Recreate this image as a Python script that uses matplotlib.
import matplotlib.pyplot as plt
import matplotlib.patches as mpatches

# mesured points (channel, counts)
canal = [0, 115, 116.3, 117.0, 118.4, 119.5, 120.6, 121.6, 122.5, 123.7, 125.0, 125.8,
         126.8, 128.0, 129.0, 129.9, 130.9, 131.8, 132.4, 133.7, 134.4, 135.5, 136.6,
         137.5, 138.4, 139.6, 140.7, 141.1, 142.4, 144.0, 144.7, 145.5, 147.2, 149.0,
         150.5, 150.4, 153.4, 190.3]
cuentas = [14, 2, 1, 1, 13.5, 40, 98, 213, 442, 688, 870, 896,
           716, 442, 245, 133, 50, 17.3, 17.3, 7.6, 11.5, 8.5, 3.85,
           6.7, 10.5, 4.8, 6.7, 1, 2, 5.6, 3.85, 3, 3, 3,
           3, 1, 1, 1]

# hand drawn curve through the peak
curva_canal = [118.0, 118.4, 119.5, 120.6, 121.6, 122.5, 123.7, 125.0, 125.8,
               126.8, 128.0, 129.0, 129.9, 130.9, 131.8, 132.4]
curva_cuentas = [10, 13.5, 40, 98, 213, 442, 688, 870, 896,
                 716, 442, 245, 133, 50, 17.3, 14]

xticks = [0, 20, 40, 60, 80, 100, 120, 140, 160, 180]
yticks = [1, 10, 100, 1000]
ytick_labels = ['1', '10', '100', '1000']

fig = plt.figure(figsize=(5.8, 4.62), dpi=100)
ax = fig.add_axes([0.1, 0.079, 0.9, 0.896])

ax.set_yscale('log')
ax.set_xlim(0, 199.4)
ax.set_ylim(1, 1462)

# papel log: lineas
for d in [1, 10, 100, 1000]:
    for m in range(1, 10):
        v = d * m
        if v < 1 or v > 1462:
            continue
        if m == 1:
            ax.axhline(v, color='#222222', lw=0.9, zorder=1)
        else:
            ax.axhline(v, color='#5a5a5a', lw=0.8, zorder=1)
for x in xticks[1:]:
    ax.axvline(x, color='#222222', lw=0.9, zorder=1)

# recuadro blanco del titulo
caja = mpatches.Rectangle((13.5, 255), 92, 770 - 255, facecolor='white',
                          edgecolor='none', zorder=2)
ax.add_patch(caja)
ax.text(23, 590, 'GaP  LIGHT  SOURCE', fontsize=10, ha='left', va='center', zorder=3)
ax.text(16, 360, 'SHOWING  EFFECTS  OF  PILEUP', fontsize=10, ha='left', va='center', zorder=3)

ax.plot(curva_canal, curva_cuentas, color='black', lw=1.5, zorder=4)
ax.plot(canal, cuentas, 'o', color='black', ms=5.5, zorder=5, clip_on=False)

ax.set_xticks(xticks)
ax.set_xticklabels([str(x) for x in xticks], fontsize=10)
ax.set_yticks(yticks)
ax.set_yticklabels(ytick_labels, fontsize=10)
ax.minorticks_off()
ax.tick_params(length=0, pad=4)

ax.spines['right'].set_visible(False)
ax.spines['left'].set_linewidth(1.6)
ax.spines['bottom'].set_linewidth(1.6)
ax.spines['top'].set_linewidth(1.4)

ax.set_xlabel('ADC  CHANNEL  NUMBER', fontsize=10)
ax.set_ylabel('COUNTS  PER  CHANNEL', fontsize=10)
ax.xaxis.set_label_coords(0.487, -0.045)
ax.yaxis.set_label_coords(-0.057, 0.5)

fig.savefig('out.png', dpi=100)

● ● ●

Work to be completed:
Reproduce verbatim only this range: the first line of the material through the line that contains "import matplotlib.patches as mpatches", inclusive.

Solution for this task:
Recreate this image as a Python script that uses matplotlib.
import matplotlib.pyplot as plt
import matplotlib.patches as mpatches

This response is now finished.